RECORDS SHOWN:

>>

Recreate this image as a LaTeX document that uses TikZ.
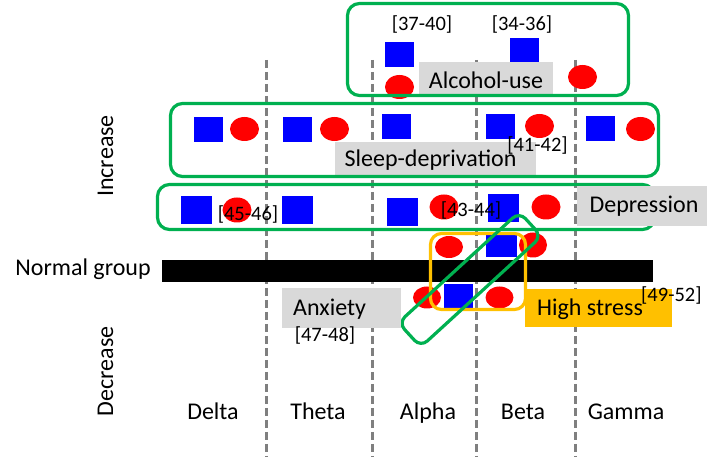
\documentclass[tikz,border=0pt]{standalone}
\usepackage{fontspec}
\setmainfont{Carlito}
\usetikzlibrary{shapes.geometric}
\definecolor{grn}{HTML}{00B050}
\definecolor{org}{HTML}{FFC000}
\definecolor{lgray}{HTML}{D9D9D9}
\definecolor{dgray}{HTML}{7F7F7F}
\begin{document}
\begin{tikzpicture}[x=1pt,y=-1pt,
  sqA/.style={fill=blue, inner sep=0, minimum width=29pt, minimum height=25pt},
  sqB/.style={fill=blue, inner sep=0, minimum width=31pt, minimum height=28pt},
  sqC/.style={fill=blue, inner sep=0, minimum width=30pt, minimum height=23pt},
  dotA/.style={ellipse, fill=red, inner sep=0, minimum width=29pt, minimum height=24pt},
  dotB/.style={ellipse, fill=red, inner sep=0, minimum width=29pt, minimum height=25pt},
  dotC/.style={ellipse, fill=red, inner sep=0, minimum width=28pt, minimum height=22pt},
  grpbox/.style={draw=grn, line width=3.2pt, rounded corners=12pt},
  stressbox/.style={draw=org, line width=3.2pt, rounded corners=11pt},
  graybox/.style={fill=lgray, inner sep=0},
  orgbox/.style={fill=org, inner sep=0},
  txt/.style={inner sep=0, font=\fontsize{24}{28}\selectfont},
  reftxt/.style={inner sep=0, font=\fontsize{20.5}{24}\selectfont},
  bandline/.style={draw=dgray, line width=3pt, dash pattern=on 8.5pt off 3.5pt}
]
\useasboundingbox (0,0) rectangle (716,457);
% band separators
\foreach \x/\n in {266/a,372/b,476/c,575/d}{
  \coordinate (top\n) at (\x,60);
  \coordinate (bot\n) at (\x,457);
  \draw[bandline] (top\n) -- (bot\n);
}
% normal group bar
\node[fill=black, inner sep=0, minimum width=491pt, minimum height=22pt] (bar) at (407.5,271) {};
% row 1 (alcohol)
\node[sqA] (s1a) at (399.5,54.5) {};
\node[sqA] (s1b) at (524.5,51) {};
\node[dotA] (c1a) at (399.5,87) {};
\node[dotA] (c1b) at (582.5,77) {};
% row 2 (sleep)
\node[sqA] (s2a) at (208,129.5) {};
\node[sqA] (s2b) at (297.5,129.5) {};
\node[sqA] (s2c) at (396.5,127) {};
\node[sqA] (s2d) at (500,126.5) {};
\node[sqA] (s2e) at (600.5,129) {};
\node[dotA] (c2a) at (244.5,129) {};
\node[dotA] (c2b) at (334.5,129) {};
\node[dotA] (c2d) at (539.5,126) {};
\node[dotA] (c2e) at (640.5,129) {};
% row 3 (depression)
\node[sqB] (s3a) at (196,210) {};
\node[sqB] (s3b) at (297.5,210) {};
\node[sqB] (s3c) at (402,212) {};
\node[sqB] (s3d) at (503,208.5) {};
\node[dotB] (c3a) at (237,210) {};
\node[dotB] (c3c) at (444,207) {};
\node[dotB] (c3d) at (546,207) {};
% row 4 (above normal)
\node[dotC] (c4a) at (449,247) {};
\node[sqC, minimum width=31pt, minimum height=22pt] (s4a) at (501.5,246) {};
\node[dotB, minimum width=28pt] (c4b) at (533,245) {};
% row 5 (below normal)
\node[dotC] (c5a) at (427,297.5) {};
\node[sqC, minimum width=29pt, minimum height=24pt] (s5a) at (458,296) {};
\node[dotC] (c5b) at (499.5,297.5) {};
% labels under group boxes
\node[graybox, minimum width=134pt, minimum height=33pt] (alcbox) at (486,78.5) {};
\node[graybox, minimum width=201pt, minimum height=34pt] (slpbox) at (435.5,159) {};
% group boxes
\draw[grpbox] (347.5,3.5) rectangle (628.5,95.5);
\draw[grpbox] (170.5,103.5) rectangle (658.5,176.5);
\draw[grpbox] (157.5,184.5) rectangle (654.5,229.5);
\draw[stressbox] (430.5,233.5) rectangle (525.5,309.5);
\node[grpbox, rounded corners=9pt, minimum width=164pt, minimum height=33pt, rotate=42.5] (anxgrp) at (470,279.5) {};
% labels over group boxes
\node[graybox, minimum width=130pt, minimum height=40pt] (depbox) at (642,206) {};
\node[graybox, minimum width=119pt, minimum height=40pt] (anxbox) at (341.5,308) {};
\node[orgbox, minimum width=147pt, minimum height=38pt] (strbox) at (598.5,308) {};
% texts
\node[txt, anchor=base] (alc) at (486,89) {Alcohol-use};
\node[txt, anchor=base] (slp) at (430.5,167) {Sleep-deprivation};
\node[txt, anchor=base] (dep) at (644,213) {Depression};
\node[txt, anchor=base west] (anx) at (293,316) {Anxiety};
\node[txt, anchor=base west] (hst) at (537,316) {High stress};
\node[reftxt, anchor=base west] (r4952) at (641,302) {[49-52]};
\node[reftxt, anchor=base] (r3740) at (422,31) {[37-40]};
\node[reftxt, anchor=base] (r3436) at (522,31) {[34-36]};
\node[reftxt, anchor=base] (r4142) at (537.5,152) {[41-42]};
\node[reftxt, anchor=base] (r4546) at (248,221) {[45-46]};
\node[reftxt, anchor=base] (r4344) at (471,217) {[43-44]};
\node[reftxt, anchor=base] (r4748) at (325,342) {[47-48]};
% axis texts
\node[txt, anchor=base] (normal) at (83,276) {Normal group};
\node[txt, anchor=base, rotate=90] (inc) at (113,156) {Increase};
\node[txt, anchor=base, rotate=90] (dec) at (113,371.5) {Decrease};
\node[txt, anchor=base] (delta) at (213,420) {Delta};
\node[txt, anchor=base] (theta) at (318,420) {Theta};
\node[txt, anchor=base] (alpha) at (428,420) {Alpha};
\node[txt, anchor=base] (beta) at (523,420) {Beta};
\node[txt, anchor=base] (gamma) at (626,420) {Gamma};
\end{tikzpicture}
\end{document}
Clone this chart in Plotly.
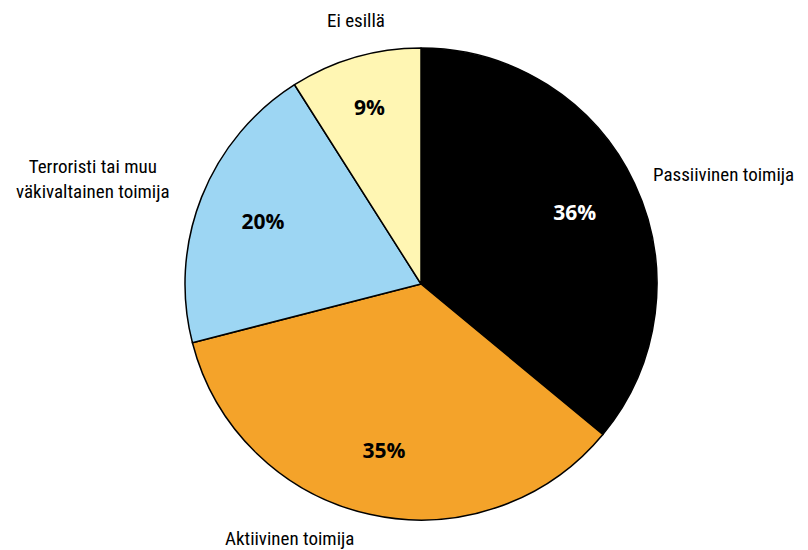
import plotly.graph_objects as go

# slices, clockwise from 12 o'clock
labels = ["Passiivinen toimija", "Aktiivinen toimija",
          "Terroristi tai muu<br>väkivaltainen toimija", "Ei esillä"]
values = [36, 35, 20, 9]
colors = ["#000000", "#F4A32A", "#9DD6F3", "#FFF6B3"]
text_colors = ["#FFFFFF", "#000000", "#000000", "#000000"]

W, H = 800, 542   # page body adds 8px margin
OFF = 8

def px(x):
    return (x - OFF) / W

def py(y):
    return 1 - (y - OFF) / H

cx, cy, r = 421, 284, 236
dom = dict(x=[px(cx - r), px(cx + r)], y=[py(cy + r), py(cy - r)])

label_font = "Roboto Condensed, Roboto, sans-serif"

fig = go.Figure()
fig.add_trace(go.Pie(
    labels=labels, values=values,
    sort=False, direction="clockwise", rotation=0,
    marker=dict(colors=colors, line=dict(color="#000000", width=1.5)),
    textinfo="none", domain=dom,
    showlegend=False, hoverinfo="label+value",
))
# transparent ring used only to place the percentage labels further out
fig.add_trace(go.Pie(
    labels=labels, values=values, hole=0.44,
    sort=False, direction="clockwise", rotation=0,
    marker=dict(colors=["rgba(0,0,0,0)"] * 4, line=dict(width=0)),
    texttemplate="<b>%{value}%</b>",
    textposition="inside", insidetextorientation="horizontal",
    insidetextfont=dict(family="Open Sans", size=21, color=text_colors),
    domain=dom, showlegend=False, hoverinfo="skip",
))

# outside labels
label_pos = [(651, 175, "left"), (289, 538, "center"),
             (93, 179, "center"), (356, 20, "center")]
for lab, (x, y, al) in zip(labels, label_pos):
    fig.add_annotation(
        text=lab, x=px(x), y=py(y), xref="paper", yref="paper",
        showarrow=False, align="center", xanchor=al, yanchor="middle",
        font=dict(family=label_font, size=19, color="#000000"),
    )

fig.update_layout(
    width=W, height=H,
    margin=dict(l=0, r=0, t=0, b=0),
    paper_bgcolor="#FFFFFF", plot_bgcolor="#FFFFFF",
)

fig.write_html("out.html")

<<

Above are some entries; copy exactly the lines from the line with "Clone this chart in Plotly." through the line with "import plotly.graph_objects as go", both included, but none of the pictures.

IN RESPONSE:
Clone this chart in Plotly.
import plotly.graph_objects as go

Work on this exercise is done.